→ **What is required**
Reproduce only the lines of the material below that start at the line containing "Write a Python" and stop at the line containing "import plotly.graph_objects as go". Keep both end lines.

→ **Provided data**
---*---

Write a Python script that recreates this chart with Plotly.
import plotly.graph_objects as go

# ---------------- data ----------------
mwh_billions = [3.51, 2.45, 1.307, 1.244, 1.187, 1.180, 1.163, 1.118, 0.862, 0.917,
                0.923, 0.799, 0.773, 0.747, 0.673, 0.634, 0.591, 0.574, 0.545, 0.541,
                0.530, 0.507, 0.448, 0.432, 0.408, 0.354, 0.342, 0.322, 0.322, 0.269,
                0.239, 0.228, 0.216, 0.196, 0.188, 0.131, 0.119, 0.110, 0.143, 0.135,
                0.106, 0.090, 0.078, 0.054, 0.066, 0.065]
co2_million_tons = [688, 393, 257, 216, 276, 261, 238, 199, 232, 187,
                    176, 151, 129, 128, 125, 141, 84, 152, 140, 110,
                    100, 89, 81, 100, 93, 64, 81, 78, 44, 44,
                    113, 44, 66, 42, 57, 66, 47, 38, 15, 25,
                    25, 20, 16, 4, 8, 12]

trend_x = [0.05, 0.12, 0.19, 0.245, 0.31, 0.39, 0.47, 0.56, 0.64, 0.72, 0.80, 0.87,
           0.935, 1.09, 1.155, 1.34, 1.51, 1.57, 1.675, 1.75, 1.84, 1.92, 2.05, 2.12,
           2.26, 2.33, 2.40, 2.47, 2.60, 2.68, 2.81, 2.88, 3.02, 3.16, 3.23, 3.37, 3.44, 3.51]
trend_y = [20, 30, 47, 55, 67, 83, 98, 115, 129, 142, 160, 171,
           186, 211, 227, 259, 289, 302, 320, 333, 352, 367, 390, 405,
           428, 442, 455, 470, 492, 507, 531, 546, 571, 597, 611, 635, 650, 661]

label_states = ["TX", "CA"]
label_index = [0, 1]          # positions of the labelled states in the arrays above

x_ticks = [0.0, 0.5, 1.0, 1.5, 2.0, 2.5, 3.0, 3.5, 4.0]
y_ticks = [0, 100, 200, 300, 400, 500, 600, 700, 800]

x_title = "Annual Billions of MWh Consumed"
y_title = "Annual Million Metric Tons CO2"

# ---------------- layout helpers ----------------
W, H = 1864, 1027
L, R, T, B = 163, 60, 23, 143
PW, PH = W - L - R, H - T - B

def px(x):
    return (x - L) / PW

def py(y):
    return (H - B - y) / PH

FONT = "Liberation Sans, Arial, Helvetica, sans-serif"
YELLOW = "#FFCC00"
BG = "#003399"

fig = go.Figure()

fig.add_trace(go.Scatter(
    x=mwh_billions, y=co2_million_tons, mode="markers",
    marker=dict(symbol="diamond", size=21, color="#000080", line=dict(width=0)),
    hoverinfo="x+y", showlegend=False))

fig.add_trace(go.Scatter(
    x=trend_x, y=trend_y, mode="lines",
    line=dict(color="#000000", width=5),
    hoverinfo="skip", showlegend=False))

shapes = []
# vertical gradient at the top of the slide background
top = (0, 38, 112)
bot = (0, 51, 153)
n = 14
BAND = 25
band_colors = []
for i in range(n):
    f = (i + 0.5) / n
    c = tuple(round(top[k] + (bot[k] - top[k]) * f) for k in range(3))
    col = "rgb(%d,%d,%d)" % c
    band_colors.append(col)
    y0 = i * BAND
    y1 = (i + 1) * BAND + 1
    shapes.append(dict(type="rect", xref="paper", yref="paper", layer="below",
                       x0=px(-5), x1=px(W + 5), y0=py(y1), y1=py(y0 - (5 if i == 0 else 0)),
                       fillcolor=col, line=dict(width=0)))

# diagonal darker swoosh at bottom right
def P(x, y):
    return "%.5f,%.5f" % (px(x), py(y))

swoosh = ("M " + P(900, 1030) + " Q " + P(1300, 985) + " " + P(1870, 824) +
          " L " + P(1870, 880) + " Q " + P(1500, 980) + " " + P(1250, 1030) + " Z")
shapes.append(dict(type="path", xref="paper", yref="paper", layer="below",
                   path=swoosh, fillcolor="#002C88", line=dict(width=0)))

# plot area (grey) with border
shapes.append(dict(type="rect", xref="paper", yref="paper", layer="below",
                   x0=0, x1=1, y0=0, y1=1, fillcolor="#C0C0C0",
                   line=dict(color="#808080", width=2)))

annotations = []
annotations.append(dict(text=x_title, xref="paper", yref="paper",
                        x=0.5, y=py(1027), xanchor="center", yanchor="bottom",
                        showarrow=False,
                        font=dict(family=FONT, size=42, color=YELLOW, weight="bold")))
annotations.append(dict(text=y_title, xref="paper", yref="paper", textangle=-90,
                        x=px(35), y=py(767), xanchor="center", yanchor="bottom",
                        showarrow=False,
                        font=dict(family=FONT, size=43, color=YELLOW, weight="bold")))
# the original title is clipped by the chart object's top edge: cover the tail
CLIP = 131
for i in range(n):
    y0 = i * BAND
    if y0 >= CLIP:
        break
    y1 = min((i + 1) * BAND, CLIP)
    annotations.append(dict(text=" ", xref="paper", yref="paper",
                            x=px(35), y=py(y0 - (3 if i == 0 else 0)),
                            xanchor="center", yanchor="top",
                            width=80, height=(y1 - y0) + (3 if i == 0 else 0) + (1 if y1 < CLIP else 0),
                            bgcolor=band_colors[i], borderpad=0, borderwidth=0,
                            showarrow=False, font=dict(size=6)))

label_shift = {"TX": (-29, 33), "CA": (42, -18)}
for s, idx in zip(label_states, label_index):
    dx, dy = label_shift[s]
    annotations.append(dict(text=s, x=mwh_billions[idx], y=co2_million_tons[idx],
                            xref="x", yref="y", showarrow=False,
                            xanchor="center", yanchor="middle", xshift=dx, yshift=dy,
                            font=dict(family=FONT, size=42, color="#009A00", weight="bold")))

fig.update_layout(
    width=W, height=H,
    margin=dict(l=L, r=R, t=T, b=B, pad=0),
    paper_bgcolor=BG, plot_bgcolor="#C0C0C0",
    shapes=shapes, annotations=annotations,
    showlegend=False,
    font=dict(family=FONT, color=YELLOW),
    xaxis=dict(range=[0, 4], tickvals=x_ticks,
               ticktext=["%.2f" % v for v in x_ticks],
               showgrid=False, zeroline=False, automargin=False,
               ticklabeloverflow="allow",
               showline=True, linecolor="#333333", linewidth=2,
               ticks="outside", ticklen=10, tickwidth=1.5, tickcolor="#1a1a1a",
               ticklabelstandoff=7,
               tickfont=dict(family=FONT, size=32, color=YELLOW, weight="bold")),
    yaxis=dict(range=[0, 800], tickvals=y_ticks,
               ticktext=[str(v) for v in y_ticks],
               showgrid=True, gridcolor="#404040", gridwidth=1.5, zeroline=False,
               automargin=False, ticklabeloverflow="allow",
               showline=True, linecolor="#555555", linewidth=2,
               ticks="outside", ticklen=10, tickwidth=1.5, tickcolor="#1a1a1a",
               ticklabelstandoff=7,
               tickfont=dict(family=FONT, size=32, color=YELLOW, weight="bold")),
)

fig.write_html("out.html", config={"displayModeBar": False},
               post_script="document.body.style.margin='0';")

---*---

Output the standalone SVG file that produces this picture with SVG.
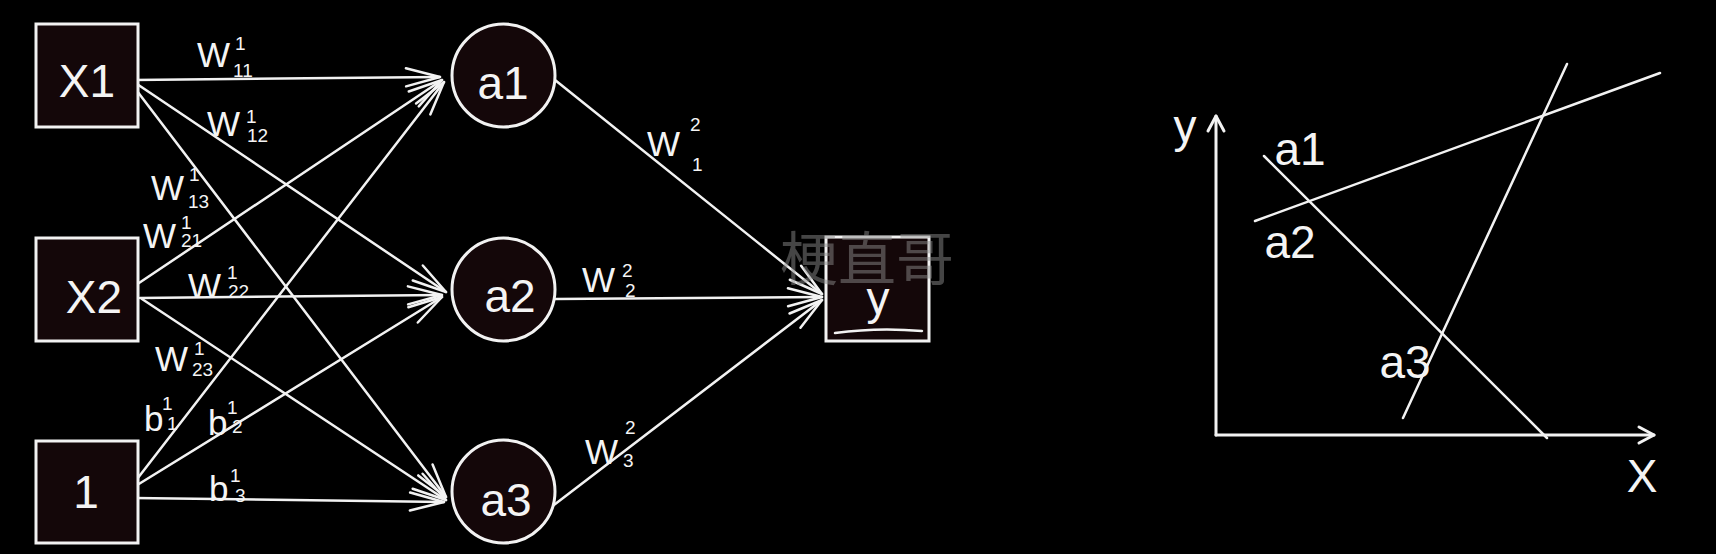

---*---

→ **Task solution**
Write a Python script that recreates this chart with Plotly.
import plotly.graph_objects as go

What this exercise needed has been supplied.